[BEGIN Task input]
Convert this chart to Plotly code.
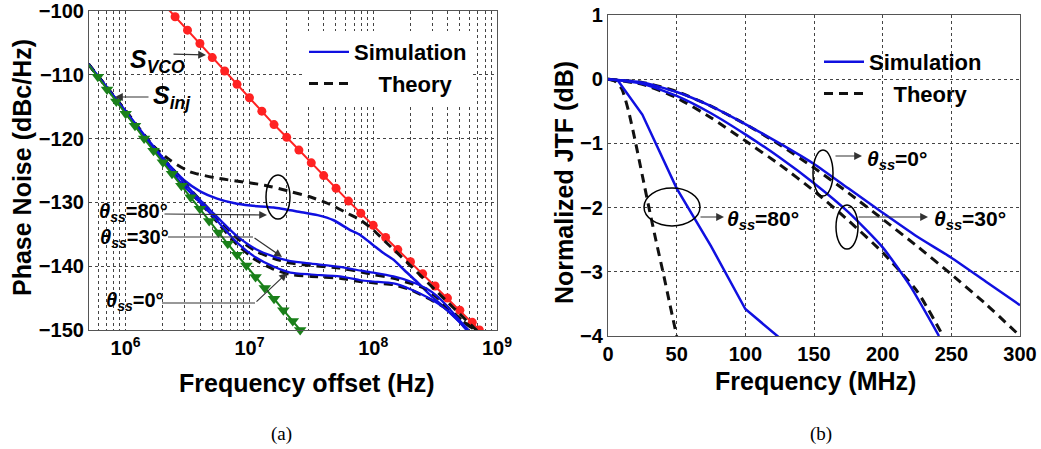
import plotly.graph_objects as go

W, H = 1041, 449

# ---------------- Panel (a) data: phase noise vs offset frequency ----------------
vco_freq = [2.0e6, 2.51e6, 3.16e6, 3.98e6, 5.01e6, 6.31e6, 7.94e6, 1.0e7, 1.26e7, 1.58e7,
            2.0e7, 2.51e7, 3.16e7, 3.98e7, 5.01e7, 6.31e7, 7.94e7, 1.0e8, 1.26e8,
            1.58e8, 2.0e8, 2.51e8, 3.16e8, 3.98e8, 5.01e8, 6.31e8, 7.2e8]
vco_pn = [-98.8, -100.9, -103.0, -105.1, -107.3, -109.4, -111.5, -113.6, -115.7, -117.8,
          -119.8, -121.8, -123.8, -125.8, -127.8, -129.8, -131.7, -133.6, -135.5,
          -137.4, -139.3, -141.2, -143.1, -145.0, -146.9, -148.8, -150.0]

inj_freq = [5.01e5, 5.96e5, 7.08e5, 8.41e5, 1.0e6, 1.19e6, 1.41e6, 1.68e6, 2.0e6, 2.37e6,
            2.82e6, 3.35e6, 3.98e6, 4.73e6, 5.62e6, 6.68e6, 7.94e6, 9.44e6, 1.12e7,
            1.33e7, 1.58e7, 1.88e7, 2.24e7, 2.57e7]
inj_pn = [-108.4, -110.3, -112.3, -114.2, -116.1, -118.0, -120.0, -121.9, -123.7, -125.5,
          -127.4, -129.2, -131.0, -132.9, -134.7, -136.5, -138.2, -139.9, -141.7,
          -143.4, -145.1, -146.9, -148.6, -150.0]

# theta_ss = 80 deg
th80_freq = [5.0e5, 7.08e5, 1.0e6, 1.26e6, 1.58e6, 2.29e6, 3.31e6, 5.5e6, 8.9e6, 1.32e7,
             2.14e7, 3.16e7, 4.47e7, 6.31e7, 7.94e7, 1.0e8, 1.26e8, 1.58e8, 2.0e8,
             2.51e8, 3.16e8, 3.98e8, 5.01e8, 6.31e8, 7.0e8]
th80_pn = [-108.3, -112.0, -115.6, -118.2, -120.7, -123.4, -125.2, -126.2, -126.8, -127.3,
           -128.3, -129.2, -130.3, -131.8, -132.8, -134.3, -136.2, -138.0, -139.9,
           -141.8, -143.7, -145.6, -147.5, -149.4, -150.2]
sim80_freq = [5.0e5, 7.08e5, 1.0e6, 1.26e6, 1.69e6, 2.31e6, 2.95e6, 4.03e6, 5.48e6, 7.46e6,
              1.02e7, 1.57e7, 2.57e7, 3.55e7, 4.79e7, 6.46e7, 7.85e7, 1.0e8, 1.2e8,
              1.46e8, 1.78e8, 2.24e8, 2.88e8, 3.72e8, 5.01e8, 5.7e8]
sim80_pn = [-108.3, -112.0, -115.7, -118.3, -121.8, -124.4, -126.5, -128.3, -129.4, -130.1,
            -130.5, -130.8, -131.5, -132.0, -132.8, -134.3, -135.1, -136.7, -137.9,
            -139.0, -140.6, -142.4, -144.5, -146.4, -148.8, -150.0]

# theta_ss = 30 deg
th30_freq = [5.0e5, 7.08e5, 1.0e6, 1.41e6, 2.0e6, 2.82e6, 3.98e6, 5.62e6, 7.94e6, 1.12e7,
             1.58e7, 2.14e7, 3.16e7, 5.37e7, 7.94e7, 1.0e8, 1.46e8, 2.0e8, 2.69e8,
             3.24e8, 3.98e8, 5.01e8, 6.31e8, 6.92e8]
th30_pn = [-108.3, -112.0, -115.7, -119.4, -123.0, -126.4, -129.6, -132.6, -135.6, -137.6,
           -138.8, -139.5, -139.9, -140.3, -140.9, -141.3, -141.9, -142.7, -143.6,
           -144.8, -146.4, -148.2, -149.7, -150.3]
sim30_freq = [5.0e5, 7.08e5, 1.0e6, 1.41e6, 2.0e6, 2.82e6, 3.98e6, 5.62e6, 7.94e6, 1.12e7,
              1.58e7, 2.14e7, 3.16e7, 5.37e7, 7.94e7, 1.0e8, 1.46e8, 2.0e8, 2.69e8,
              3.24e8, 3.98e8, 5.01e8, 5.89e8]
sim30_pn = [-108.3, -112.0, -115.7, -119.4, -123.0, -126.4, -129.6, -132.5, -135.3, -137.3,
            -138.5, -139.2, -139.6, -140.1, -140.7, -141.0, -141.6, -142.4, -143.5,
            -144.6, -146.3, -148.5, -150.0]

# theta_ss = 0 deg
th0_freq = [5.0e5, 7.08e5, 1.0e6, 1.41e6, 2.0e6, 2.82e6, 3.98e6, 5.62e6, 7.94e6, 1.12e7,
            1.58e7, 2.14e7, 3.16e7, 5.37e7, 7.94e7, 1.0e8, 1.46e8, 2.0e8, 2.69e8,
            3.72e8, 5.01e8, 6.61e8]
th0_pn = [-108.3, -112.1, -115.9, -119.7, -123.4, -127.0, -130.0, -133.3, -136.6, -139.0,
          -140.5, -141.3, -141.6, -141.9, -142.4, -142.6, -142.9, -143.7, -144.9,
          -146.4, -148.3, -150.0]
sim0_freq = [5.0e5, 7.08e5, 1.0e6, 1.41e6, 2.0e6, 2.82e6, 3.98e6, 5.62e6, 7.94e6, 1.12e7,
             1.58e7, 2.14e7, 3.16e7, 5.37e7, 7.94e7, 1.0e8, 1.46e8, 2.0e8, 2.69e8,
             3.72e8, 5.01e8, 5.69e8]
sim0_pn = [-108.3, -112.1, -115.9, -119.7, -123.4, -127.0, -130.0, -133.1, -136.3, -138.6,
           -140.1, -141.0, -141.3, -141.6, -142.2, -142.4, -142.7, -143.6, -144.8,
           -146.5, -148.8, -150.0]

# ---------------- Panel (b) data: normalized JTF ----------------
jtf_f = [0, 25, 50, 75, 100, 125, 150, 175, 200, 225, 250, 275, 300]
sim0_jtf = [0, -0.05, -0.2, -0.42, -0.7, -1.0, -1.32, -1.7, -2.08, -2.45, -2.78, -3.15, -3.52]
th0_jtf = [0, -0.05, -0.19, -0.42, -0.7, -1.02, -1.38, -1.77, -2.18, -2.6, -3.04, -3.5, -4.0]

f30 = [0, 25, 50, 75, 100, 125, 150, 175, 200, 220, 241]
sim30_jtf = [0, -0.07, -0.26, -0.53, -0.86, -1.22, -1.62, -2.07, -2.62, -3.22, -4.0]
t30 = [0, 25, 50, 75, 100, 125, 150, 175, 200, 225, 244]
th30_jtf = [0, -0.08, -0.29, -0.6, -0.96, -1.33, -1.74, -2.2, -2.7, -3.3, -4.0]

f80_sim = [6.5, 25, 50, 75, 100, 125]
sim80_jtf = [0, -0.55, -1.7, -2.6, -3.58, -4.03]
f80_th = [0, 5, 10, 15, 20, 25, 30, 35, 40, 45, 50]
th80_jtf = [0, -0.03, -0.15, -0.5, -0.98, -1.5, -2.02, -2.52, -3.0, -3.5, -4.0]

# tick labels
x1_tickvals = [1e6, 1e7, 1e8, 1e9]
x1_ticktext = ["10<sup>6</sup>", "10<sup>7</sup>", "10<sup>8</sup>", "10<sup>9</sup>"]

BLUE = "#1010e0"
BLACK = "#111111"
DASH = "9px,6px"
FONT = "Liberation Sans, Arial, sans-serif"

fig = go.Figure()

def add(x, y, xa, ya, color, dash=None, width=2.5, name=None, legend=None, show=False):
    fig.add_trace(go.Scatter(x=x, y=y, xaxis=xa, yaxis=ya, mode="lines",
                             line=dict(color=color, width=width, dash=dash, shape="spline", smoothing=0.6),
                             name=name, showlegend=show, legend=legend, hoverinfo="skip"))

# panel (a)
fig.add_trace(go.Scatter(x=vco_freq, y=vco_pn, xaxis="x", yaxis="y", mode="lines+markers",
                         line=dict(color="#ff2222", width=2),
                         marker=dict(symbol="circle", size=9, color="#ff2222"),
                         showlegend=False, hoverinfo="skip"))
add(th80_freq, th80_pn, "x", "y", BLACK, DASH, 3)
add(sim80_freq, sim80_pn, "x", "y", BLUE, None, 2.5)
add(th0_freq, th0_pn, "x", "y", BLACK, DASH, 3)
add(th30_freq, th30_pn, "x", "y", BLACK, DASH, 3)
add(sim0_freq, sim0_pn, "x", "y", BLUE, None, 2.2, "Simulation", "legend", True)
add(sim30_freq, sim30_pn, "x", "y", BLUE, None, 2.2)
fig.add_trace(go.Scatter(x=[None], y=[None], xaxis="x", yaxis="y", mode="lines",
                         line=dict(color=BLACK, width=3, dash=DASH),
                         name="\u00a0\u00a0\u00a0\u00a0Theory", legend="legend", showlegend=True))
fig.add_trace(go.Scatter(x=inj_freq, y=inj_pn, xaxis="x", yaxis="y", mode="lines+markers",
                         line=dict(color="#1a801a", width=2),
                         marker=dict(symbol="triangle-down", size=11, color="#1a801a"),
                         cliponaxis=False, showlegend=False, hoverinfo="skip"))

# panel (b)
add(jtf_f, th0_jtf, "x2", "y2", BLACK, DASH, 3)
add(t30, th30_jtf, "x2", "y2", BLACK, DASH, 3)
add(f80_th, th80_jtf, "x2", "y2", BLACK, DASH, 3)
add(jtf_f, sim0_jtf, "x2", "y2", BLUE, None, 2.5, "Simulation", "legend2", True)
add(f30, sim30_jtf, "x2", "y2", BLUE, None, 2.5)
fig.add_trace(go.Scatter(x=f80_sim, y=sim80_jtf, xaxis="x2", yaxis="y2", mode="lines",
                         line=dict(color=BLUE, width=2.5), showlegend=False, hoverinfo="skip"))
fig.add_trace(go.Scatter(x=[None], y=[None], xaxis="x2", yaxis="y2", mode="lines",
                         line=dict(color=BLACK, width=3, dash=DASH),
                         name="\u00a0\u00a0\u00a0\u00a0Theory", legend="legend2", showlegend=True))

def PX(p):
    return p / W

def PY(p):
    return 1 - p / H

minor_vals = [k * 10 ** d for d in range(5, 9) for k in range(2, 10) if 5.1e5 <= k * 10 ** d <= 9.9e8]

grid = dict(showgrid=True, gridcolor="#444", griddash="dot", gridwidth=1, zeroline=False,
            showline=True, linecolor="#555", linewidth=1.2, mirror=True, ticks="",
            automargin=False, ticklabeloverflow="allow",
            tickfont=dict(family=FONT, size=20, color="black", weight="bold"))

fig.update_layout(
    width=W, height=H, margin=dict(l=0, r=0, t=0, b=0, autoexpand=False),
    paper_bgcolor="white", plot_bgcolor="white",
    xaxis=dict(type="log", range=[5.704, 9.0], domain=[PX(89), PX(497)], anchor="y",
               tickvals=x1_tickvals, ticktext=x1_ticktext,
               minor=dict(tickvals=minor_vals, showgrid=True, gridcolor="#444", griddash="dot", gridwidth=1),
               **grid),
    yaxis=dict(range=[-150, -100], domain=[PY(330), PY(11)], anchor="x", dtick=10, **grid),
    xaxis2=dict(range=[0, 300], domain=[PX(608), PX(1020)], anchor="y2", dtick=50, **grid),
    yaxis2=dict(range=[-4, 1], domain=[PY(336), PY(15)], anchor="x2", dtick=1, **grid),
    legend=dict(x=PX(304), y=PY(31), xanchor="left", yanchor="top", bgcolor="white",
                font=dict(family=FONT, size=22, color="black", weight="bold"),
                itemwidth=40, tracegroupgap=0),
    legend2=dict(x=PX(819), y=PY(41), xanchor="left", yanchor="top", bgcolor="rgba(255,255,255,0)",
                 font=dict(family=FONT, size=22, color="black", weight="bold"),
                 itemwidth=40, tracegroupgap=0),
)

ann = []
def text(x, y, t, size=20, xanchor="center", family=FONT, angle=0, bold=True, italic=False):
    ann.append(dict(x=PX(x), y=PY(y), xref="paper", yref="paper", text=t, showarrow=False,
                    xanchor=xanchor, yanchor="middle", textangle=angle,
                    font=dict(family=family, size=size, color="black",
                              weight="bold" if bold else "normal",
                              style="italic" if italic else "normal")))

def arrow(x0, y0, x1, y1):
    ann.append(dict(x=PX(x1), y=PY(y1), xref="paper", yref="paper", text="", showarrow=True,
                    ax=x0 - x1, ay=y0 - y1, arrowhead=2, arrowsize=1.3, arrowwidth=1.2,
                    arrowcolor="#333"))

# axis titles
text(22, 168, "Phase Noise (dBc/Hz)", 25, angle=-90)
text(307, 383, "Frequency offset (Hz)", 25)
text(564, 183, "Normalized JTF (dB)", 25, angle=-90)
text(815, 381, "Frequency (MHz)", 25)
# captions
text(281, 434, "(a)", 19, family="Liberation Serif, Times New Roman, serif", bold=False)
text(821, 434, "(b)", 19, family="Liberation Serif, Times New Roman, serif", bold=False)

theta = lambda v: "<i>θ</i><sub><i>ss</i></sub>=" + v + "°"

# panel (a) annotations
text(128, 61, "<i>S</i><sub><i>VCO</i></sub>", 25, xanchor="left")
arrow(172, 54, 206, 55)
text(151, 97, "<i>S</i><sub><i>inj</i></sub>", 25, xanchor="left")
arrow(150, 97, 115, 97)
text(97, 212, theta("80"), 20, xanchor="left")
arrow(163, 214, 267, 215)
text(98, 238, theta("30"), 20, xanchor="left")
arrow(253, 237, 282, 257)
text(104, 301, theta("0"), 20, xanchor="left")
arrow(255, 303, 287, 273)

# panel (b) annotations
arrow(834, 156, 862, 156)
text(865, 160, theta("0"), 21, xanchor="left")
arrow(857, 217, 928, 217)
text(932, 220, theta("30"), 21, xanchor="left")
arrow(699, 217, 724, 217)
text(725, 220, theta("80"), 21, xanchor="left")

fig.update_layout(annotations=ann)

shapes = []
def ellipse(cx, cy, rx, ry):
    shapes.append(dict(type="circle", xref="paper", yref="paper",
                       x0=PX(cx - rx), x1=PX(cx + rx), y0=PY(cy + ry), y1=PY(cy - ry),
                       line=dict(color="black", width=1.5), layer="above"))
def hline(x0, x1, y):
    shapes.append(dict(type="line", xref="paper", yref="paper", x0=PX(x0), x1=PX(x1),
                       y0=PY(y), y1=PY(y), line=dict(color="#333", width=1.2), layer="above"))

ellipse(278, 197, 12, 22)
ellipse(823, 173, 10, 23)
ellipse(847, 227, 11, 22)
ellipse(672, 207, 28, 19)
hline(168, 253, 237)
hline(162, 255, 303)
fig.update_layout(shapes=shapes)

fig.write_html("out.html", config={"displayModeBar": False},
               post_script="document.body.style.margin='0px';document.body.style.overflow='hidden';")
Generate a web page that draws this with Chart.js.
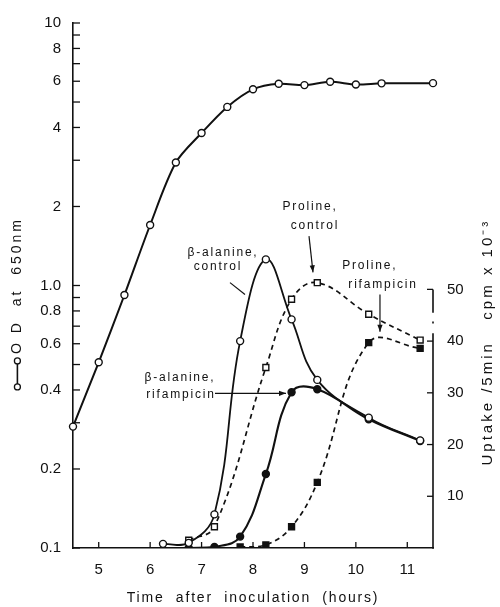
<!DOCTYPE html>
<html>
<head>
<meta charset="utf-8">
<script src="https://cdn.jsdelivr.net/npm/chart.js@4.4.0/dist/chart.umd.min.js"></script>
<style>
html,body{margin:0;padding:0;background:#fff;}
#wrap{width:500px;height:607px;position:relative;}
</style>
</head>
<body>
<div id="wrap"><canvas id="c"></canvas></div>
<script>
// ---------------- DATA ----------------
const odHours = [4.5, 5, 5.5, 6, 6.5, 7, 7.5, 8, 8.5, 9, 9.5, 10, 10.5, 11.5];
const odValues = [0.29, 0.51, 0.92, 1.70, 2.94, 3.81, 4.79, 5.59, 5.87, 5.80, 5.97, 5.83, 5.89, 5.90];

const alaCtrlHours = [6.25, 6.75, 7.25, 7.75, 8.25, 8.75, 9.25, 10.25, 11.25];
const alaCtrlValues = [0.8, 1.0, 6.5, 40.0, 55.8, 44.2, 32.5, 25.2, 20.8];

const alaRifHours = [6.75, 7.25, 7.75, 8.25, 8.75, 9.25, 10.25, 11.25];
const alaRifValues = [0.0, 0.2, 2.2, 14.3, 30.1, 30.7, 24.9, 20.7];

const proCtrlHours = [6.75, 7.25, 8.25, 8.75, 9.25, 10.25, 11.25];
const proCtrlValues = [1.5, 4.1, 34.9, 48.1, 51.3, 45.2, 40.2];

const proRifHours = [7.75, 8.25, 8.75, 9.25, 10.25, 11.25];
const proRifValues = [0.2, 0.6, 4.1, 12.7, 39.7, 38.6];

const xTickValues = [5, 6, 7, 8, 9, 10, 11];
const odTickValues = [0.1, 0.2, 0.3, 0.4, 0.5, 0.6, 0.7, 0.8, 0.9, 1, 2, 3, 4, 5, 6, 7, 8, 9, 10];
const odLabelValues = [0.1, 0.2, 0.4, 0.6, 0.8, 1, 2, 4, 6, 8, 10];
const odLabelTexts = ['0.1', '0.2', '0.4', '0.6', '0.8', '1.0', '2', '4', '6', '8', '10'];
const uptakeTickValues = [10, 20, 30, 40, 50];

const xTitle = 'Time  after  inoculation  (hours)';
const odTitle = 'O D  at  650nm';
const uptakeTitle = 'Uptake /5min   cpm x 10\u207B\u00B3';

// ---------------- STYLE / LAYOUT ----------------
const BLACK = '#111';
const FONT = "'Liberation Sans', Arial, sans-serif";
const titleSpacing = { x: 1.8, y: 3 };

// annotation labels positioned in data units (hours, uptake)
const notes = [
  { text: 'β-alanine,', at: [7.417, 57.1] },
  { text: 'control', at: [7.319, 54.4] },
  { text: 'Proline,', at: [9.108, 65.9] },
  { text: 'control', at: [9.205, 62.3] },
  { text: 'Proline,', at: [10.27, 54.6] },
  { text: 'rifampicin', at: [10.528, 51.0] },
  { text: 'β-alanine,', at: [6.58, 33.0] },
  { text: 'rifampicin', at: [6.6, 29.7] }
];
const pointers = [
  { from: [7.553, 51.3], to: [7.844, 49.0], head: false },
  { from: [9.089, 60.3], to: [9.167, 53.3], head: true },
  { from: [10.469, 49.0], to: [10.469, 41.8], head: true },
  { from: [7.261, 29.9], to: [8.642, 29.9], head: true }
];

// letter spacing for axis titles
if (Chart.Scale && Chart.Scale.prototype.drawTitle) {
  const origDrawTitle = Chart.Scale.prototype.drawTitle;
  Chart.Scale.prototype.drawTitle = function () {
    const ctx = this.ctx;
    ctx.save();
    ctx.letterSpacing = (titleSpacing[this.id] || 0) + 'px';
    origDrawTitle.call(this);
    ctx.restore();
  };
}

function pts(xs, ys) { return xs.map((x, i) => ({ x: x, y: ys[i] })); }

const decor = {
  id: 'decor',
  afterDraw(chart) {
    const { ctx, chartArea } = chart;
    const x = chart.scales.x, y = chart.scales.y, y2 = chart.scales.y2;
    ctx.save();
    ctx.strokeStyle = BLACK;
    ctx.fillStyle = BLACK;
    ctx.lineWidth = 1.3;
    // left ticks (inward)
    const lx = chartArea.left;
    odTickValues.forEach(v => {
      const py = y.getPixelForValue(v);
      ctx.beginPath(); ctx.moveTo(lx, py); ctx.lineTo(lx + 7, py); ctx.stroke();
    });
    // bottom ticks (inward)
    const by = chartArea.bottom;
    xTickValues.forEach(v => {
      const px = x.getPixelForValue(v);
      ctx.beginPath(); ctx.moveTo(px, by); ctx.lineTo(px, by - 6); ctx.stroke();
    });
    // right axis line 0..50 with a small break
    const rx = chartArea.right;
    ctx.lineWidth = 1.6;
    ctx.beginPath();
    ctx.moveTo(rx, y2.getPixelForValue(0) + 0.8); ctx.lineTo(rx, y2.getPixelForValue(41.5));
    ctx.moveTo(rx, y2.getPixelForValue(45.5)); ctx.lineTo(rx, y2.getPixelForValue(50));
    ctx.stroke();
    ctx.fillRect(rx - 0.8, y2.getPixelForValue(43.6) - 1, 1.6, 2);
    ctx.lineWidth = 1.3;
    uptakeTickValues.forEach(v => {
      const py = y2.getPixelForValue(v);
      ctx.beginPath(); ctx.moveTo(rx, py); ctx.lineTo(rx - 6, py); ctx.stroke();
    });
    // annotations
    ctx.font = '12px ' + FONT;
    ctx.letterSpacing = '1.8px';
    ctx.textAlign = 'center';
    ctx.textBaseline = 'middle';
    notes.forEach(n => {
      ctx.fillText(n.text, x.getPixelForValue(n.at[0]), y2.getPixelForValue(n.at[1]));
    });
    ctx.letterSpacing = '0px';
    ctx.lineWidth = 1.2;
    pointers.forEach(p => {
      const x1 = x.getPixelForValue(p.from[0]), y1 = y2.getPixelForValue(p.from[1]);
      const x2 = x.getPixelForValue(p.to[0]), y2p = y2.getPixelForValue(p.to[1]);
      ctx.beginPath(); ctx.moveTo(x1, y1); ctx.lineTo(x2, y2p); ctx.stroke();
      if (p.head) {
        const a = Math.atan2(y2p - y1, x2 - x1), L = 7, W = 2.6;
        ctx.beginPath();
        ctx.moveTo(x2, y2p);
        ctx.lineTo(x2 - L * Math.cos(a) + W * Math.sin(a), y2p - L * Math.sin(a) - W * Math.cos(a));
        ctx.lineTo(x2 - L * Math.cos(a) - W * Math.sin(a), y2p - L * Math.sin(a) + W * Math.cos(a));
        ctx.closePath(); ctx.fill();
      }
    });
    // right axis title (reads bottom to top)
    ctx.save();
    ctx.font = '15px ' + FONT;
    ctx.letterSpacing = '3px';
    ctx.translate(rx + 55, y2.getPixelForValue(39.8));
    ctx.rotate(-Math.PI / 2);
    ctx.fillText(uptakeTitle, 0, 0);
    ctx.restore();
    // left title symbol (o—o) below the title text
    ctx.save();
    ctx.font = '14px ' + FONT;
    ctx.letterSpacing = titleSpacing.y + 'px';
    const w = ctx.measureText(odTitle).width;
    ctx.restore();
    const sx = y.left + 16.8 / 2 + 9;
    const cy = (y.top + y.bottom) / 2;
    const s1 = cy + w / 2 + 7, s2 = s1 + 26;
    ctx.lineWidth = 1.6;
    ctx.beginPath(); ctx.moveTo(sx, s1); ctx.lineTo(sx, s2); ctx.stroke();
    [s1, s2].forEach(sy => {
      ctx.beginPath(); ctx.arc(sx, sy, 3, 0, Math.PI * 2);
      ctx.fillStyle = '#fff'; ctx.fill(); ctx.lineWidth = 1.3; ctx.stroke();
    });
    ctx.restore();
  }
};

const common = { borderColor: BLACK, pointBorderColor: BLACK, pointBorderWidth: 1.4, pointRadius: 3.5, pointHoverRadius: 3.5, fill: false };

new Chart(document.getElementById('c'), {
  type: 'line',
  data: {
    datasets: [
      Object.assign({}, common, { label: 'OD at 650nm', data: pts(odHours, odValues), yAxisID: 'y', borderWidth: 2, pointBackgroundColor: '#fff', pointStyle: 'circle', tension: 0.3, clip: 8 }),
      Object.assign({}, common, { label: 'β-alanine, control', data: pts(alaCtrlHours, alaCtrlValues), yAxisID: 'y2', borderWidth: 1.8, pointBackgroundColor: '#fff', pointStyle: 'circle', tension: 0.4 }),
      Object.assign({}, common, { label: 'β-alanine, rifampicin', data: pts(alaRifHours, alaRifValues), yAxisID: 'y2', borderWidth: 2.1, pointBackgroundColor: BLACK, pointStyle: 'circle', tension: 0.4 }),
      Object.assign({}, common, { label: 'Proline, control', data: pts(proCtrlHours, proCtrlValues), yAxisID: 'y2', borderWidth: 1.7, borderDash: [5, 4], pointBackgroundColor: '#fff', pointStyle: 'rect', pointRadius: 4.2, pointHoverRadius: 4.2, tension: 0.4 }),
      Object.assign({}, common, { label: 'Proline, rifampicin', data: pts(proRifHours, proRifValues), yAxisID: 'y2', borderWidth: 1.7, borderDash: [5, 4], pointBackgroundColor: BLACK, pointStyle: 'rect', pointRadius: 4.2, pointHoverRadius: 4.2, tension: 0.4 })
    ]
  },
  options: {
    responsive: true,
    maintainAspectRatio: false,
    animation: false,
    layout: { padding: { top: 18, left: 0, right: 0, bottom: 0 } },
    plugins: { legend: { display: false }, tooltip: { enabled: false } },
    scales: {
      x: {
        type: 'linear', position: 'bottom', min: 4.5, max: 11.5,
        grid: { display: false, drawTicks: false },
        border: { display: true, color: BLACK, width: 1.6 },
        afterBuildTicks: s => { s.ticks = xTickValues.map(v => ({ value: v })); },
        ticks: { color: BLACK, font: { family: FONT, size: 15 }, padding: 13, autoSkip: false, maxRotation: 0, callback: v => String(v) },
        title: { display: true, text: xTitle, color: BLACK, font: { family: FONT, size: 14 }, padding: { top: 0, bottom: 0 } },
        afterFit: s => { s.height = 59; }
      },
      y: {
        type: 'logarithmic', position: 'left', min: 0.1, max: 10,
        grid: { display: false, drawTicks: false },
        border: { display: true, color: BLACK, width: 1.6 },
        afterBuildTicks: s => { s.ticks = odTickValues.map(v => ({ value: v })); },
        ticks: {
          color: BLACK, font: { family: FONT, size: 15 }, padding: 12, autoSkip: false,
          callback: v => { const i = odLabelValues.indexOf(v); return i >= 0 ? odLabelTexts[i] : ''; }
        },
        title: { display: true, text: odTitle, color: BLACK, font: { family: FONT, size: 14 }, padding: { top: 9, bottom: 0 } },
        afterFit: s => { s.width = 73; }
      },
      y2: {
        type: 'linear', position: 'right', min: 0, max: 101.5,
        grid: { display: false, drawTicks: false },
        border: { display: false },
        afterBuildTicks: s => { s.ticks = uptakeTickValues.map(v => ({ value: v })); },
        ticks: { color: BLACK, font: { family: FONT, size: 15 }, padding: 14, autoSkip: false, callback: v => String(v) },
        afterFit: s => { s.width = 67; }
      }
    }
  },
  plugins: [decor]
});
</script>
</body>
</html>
[END Task input]
Task objective. Everything from the first line of the listing above through the line that contains "W, H = 1041, 449" is to be restated word for word, minus the pictures.

Right answer.
Convert this chart to Plotly code.
import plotly.graph_objects as go

W, H = 1041, 449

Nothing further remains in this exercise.